Smith would introduce LaRose. The senator chairs the Commerce and Workforce Committee along with the Senate Transportation Committee. He was also previously chair of the Public Safety, Local Government and Veterans Affairs Committee as well as the State and Local Government Committee.
LaRose represents the residents of Summit, Stark and Wayne Counties. According to Ohiosenate.gov, “In 2014, Governing magazine recognized LaRose as one of ‘12 State Legislators to Watch.’ The magazine, whose annual list highlights six Democrats and six Republicans from statehouses across the nation, praised LaRose’s efforts to improve political civility in Columbus. LaRose was recognized for his dynamic leadership and community service being named to the Greater Akron Chamber’s ‘30 for the Future.’ He also completed the prestigious Bowhay Institute for Legislative Leadership Development program hosted by the Council of State Governments. Other honors include the History Leadership Award, the Small Business Advocate Award, AMVETS Legislator of Year, the Award for Legislative Excellence from the Ohio National Guard Association, and the Leadership Award from the Israeli Leadership Institute.”
LaRose is noted to have served as an Army Green Beret for 10 years while in Kosovo, Iraq and with a narcotics busting task force along the US and Mexico border.
LaRose said “every now and again he liked to turn the radio in to” liberal leaning radio stations. His wife asked him why. According to LaRose’s statements, he joked with his wife “I’m at war. I can tune into enemy radio transmissions and listen to what they think.”
LaRose encouraged conservative supporters to go out and vote, as every vote was important. The senator felt, according to what he was hearing, left leaning media was thinking conservative voters would not make the turnouts left leaning voters might this fall.

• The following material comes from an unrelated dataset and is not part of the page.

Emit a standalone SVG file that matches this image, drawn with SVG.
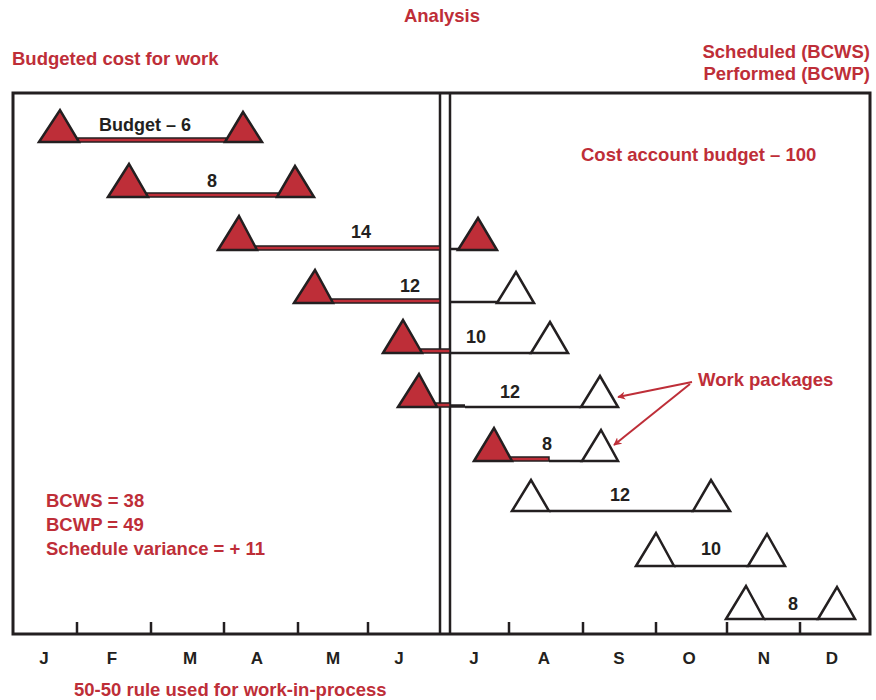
<svg xmlns="http://www.w3.org/2000/svg" width="876" height="700" viewBox="0 0 876 700">
<defs>
<style>
.t{font-family:"Liberation Sans",Arial,sans-serif;font-weight:bold;font-size:18.5px}
.r{fill:#be2e38}
.k{fill:#231f20}
.tr{fill:#be2e38;stroke:#231f20;stroke-width:2.5;stroke-linejoin:miter}
.tw{fill:#fff;stroke:#231f20;stroke-width:2.5;stroke-linejoin:miter}
.bar{fill:#be2e38;stroke:#231f20;stroke-width:1.5}
.ln{stroke:#231f20;stroke-width:2.5;fill:none}
.m{font-family:"Liberation Sans",Arial,sans-serif;font-weight:bold;font-size:18px;fill:#231f20;text-anchor:middle}
.mo{font-size:17px}
</style>
<marker id="ah" viewBox="0 0 10 10" refX="9" refY="5" markerWidth="8" markerHeight="8" orient="auto" markerUnits="userSpaceOnUse">
<path d="M0,0 L10,5 L0,10 L3,5 z" fill="#be2e38"/>
</marker>
</defs>
<rect width="876" height="700" fill="#fff"/>
<g id="titles">
<text class="t r" x="442" y="22" text-anchor="middle">Analysis</text>
<text class="t r" x="12" y="65">Budgeted cost for work</text>
<text class="t r" x="870" y="58" text-anchor="end">Scheduled (BCWS)</text>
<text class="t r" x="870" y="80" text-anchor="end">Performed (BCWP)</text>
<text class="t r" x="581" y="161">Cost account budget – 100</text>
<text class="t r" x="46" y="507">BCWS = 38</text>
<text class="t r" x="46" y="531">BCWP = 49</text>
<text class="t r" x="46" y="555">Schedule variance = + 11</text>
<text class="t r" x="74" y="696">50-50 rule used for work-in-process</text>
</g>
<g id="frame">
<rect x="13" y="93" width="857" height="541" fill="none" stroke="#231f20" stroke-width="3"/>
<line class="ln" x1="440" y1="93" x2="440" y2="634"/>
<line class="ln" x1="450" y1="93" x2="450" y2="634"/>
<g class="ln">
<line x1="77" y1="622" x2="77" y2="634"/><line x1="151" y1="622" x2="151" y2="634"/><line x1="224" y1="622" x2="224" y2="634"/><line x1="298" y1="622" x2="298" y2="634"/><line x1="368" y1="622" x2="368" y2="634"/>
<line x1="509" y1="622" x2="509" y2="634"/><line x1="583" y1="622" x2="583" y2="634"/><line x1="656" y1="622" x2="656" y2="634"/><line x1="727" y1="622" x2="727" y2="634"/><line x1="800" y1="622" x2="800" y2="634"/>
</g>
</g>
<g id="months">
<text class="m mo" x="44" y="664">J</text><text class="m mo" x="112" y="664">F</text><text class="m mo" x="190" y="664">M</text><text class="m mo" x="257" y="664">A</text><text class="m mo" x="333" y="664">M</text><text class="m mo" x="399" y="664">J</text>
<text class="m mo" x="474" y="664">J</text><text class="m mo" x="544" y="664">A</text><text class="m mo" x="619" y="664">S</text><text class="m mo" x="689" y="664">O</text><text class="m mo" x="764" y="664">N</text><text class="m mo" x="832" y="664">D</text>
</g>
<g id="wp1">
<rect class="bar" x="78" y="138" width="148" height="4"/>
<polygon class="tr" points="39,142 60,110 79,142"/>
<polygon class="tr" points="225,142 243,112 262,142"/>
<text class="m" x="145" y="131">Budget – 6</text>
</g>
<g id="wp2">
<rect class="bar" x="147" y="193" width="131" height="4"/>
<polygon class="tr" points="108,197 129,164 148,197"/>
<polygon class="tr" points="277,197 295,166 314,197"/>
<text class="m" x="212" y="187">8</text>
</g>
<g id="wp3">
<rect class="bar" x="256" y="246" width="184" height="4"/>
<line class="ln" x1="450" y1="249" x2="459" y2="249"/>
<polygon class="tr" points="218,250 239,216 257,250"/>
<polygon class="tr" points="458,250 478,218 497,250"/>
<text class="m" x="361" y="238">14</text>
</g>
<g id="wp4">
<rect class="bar" x="332" y="299" width="108" height="4"/>
<line class="ln" x1="450" y1="302" x2="498" y2="302"/>
<polygon class="tr" points="294,303 315,270 333,303"/>
<polygon class="tw" points="497,303 516,272 534,303"/>
<text class="m" x="410" y="292">12</text>
</g>
<g id="wp5">
<rect class="bar" x="421" y="349" width="29" height="4"/>
<line class="ln" x1="450" y1="353" x2="532" y2="353"/>
<polygon class="tr" points="383,353 403,320 422,353"/>
<polygon class="tw" points="531,353 550,322 568,353"/>
<text class="m" x="476" y="343">10</text>
</g>
<g id="wp6">
<rect class="bar" x="436" y="403" width="14" height="4"/>
<line x1="450" y1="406" x2="465" y2="406" stroke="#231f20" stroke-width="3.5"/>
<line class="ln" x1="465" y1="407" x2="581" y2="407"/>
<polygon class="tr" points="398,407 419,374 437,407"/>
<polygon class="tw" points="581,407 600,376 618,407"/>
<text class="m" x="510" y="398">12</text>
</g>
<g id="wp7">
<rect class="bar" x="510" y="457" width="39" height="4"/>
<line class="ln" x1="549" y1="461" x2="583" y2="461"/>
<polygon class="tr" points="474,461 494,428 512,461"/>
<polygon class="tw" points="582,461 601,430 618,461"/>
<text class="m" x="547" y="450">8</text>
</g>
<g id="wp8">
<line class="ln" x1="549" y1="511" x2="694" y2="511"/>
<polygon class="tw" points="512,511 531,480 549,511"/>
<polygon class="tw" points="693,511 711,480 730,511"/>
<text class="m" x="620" y="501">12</text>
</g>
<g id="wp9">
<line class="ln" x1="674" y1="566" x2="749" y2="566"/>
<polygon class="tw" points="636,566 656,533 674,566"/>
<polygon class="tw" points="748,566 767,534 785,566"/>
<text class="m" x="711" y="555">10</text>
</g>
<g id="wp10">
<line class="ln" x1="764" y1="619" x2="819" y2="619"/>
<polygon class="tw" points="726,619 746,586 764,619"/>
<polygon class="tw" points="818,619 837,587 855,619"/>
<text class="m" x="793" y="610">8</text>
</g>
<g id="connectors">
<line x1="692" y1="382" x2="618" y2="397" stroke="#be2e38" stroke-width="2" marker-end="url(#ah)"/>
<line x1="690" y1="384" x2="614" y2="445" stroke="#be2e38" stroke-width="2" marker-end="url(#ah)"/>
</g>
<text class="t r" x="698" y="386">Work packages</text>
</svg>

“We know there’s no such thing as an off election,” said LaRose.
LaRose said when he served overseas in the Middle East, he noted new voters often had purple thumbs they would display with pride, signifying they had voted in an election. Terrorist regimes would threaten to remove those limbs, according to the state senator. He felt those voters were risking their lives for their democracy and he stressed the importance of protecting that right as a candidate for Ohio Secretary of State.

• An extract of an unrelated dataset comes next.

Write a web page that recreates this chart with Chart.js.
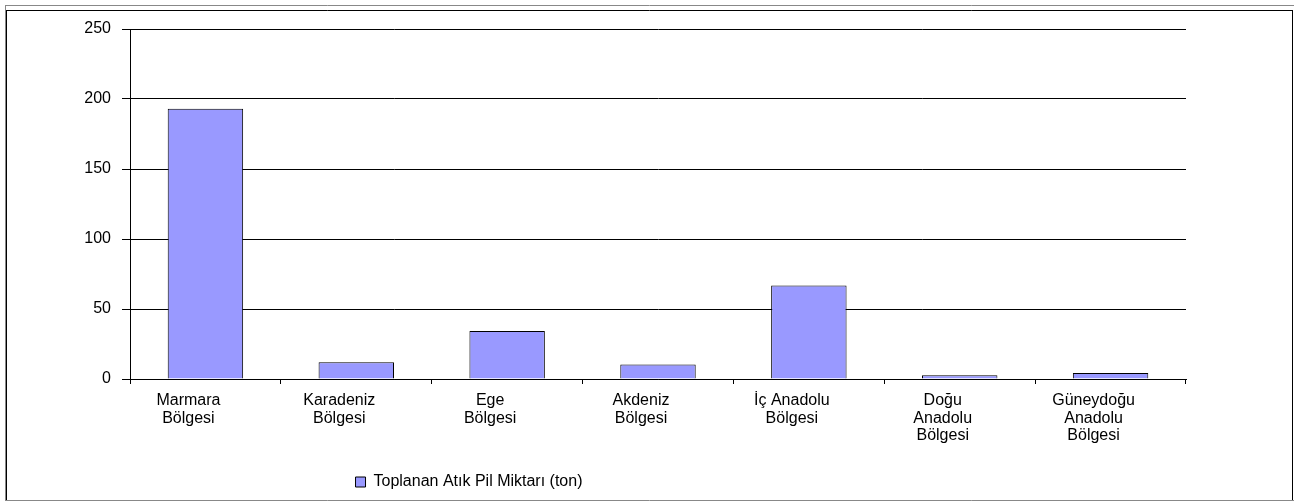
<!DOCTYPE html>
<html lang="tr">
<head>
<meta charset="utf-8">
<title>Toplanan Atık Pil Miktarı</title>
<script src="https://cdn.jsdelivr.net/npm/chart.js@4/dist/chart.umd.min.js"></script>
<style>
  html, body { margin: 0; padding: 0; background: #fff; }
  #chart { display: block; }
</style>
</head>
<body>
<canvas id="chart" width="1302" height="503"></canvas>
<script>
// Regions (multi-line labels) and collected waste battery amounts (ton)
const regions = [
  ["Marmara", "Bölgesi"],
  ["Karadeniz", "Bölgesi"],
  ["Ege", "Bölgesi"],
  ["Akdeniz", "Bölgesi"],
  ["İç Anadolu", "Bölgesi"],
  ["Doğu", "Anadolu", "Bölgesi"],
  ["Güneydoğu", "Anadolu", "Bölgesi"],
];
const tonnage = [193, 12, 34.3, 10.4, 66.7, 2.6, 4.3];
const seriesLabel = "Toplanan Atık Pil Miktarı (ton)";
const yTicks = [0, 50, 100, 150, 200, 250];

const FONT = "'Liberation Sans', Arial, sans-serif";

// white page with the double top rule and outer frame
const framePlugin = {
  id: "frame",
  beforeDraw(chart) {
    const ctx = chart.ctx;
    ctx.save();
    ctx.fillStyle = "#fff";
    ctx.fillRect(0, 0, chart.width, chart.height);
    ctx.lineWidth = 1;
    ctx.strokeStyle = "#888";
    ctx.beginPath();
    ctx.moveTo(5, 5.5);
    ctx.lineTo(1294, 5.5);
    ctx.moveTo(5.5, 5);
    ctx.lineTo(5.5, 501);
    ctx.moveTo(5, 500.5);
    ctx.lineTo(1294, 500.5);
    ctx.stroke();
    ctx.strokeStyle = "#000";
    ctx.beginPath();
    ctx.moveTo(6, 10.5);
    ctx.lineTo(1293, 10.5);
    ctx.moveTo(6.5, 10);
    ctx.lineTo(6.5, 500);
    ctx.moveTo(1292.5, 10);
    ctx.lineTo(1292.5, 500);
    ctx.stroke();
    ctx.restore();
  },
};

// legend sits left of centre, under the first few regions
const legendShift = {
  id: "legendShift",
  afterLayout(chart) {
    if (!chart.legend) return;
    chart.legend.left -= 124;
    chart.legend.right -= 124;
  },
};

new Chart(document.getElementById("chart"), {
  type: "bar",
  data: {
    labels: regions,
    datasets: [
      {
        label: seriesLabel,
        data: tonnage,
        backgroundColor: "#9999FF",
        borderColor: "#000",
        borderWidth: 1,
        categoryPercentage: 0.5,
        barPercentage: 1.0,
      },
    ],
  },
  options: {
    responsive: false,
    animation: false,
    devicePixelRatio: 1,
    layout: { padding: { left: 0, right: 116, top: 29, bottom: 3 } },
    plugins: {
      tooltip: { enabled: false },
      legend: {
        position: "bottom",
        labels: {
          color: "#000",
          font: { family: FONT, size: 16 },
          boxWidth: 10,
          boxHeight: 10,
          padding: 10,
        },
      },
    },
    scales: {
      x: {
        grid: {
          offset: true,
          drawOnChartArea: false,
          color: "#000",
          tickLength: 5,
        },
        border: { color: "#000" },
        ticks: {
          color: "#000",
          font: { family: FONT, size: 16, lineHeight: 1.1 },
          padding: 8,
          labelOffset: -17,
          maxRotation: 0,
          autoSkip: false,
        },
        afterFit(scale) {
          scale.height = 85;
        },
      },
      y: {
        min: 0,
        max: 250,
        afterBuildTicks(scale) {
          scale.ticks = yTicks.map((v) => ({ value: v }));
        },
        grid: { color: "#000", tickLength: 8 },
        border: { color: "#000" },
        ticks: {
          color: "#000",
          font: { family: FONT, size: 16 },
          padding: 11,
        },
        afterFit(scale) {
          scale.width = 130;
        },
      },
    },
  },
  plugins: [framePlugin, legendShift],
});
</script>
</body>
</html>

While encouraging Gallia Republicans and visitors to vote for conservative candidates, he said he was willing to discuss bipartisanship during an interview after his public address.

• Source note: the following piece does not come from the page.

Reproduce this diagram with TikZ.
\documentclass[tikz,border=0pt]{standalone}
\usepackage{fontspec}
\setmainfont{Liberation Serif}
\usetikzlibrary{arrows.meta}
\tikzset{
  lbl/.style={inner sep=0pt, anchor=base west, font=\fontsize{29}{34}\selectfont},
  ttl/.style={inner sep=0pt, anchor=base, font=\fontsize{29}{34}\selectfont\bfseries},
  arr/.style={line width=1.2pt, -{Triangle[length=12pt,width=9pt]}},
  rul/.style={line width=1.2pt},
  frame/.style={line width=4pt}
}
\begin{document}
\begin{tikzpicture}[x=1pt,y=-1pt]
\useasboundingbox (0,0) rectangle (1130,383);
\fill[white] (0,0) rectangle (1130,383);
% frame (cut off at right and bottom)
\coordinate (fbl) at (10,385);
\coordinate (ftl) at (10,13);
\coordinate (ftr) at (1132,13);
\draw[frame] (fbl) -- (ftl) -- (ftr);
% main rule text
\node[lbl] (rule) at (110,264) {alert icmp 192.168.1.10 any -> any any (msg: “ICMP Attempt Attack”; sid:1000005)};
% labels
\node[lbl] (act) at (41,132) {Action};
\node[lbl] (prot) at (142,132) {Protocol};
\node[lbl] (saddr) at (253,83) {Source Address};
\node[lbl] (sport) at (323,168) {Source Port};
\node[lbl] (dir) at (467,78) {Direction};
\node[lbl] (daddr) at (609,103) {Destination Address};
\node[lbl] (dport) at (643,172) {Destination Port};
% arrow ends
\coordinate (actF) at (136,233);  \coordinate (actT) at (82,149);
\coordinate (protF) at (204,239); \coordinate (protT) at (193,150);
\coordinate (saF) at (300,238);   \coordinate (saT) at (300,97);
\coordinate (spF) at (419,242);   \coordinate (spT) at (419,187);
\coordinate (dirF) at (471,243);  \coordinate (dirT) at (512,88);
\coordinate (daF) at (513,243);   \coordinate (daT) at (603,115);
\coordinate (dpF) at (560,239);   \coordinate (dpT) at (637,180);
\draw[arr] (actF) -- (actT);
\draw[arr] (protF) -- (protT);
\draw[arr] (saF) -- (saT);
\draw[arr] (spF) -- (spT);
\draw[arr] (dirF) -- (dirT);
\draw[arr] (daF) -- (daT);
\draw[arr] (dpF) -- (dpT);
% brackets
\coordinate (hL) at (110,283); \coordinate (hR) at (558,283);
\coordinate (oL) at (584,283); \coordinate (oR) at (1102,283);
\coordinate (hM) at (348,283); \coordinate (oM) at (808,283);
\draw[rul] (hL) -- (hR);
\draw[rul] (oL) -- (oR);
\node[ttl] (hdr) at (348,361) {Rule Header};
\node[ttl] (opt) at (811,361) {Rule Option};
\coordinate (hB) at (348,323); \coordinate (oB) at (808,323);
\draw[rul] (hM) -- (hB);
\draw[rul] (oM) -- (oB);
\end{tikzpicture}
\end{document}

“It’s something I’ve worked on during my seven and a half years in the stage legislature,” said LaRose. “I guess, first of all, I don’t arrive at the legislature assuming everybody had a party identity stamped on their birth certificate. I identify with Republicans because they are more free market oriented, and individual freedom and responsibility and that kind of thing. My solutions tend more toward freedom and free markets versus centralized control and regulation. Broadly speaking, I identify as Republican but that doesn’t mean my party has all the good ideas. It would be a pretty arrogant thing to think that. In a state like Ohio, where we’re roughly a 50-50 state (conservative and liberal). I think it’s safe to say at least in the last few decades we’re a center right state. We tend to lean more Republican, but not a lot…Ohioans really aren’t far right or left for the most part and we want solutions. We expect our elected officials to solve problems and not just do what they’re told by one party or another… Statesmen and stateswomen have to compromise. Compromise is not a dirty word. It’s how problems are solved in our form of government. The only way you do that is getting to know one another and building relationships.”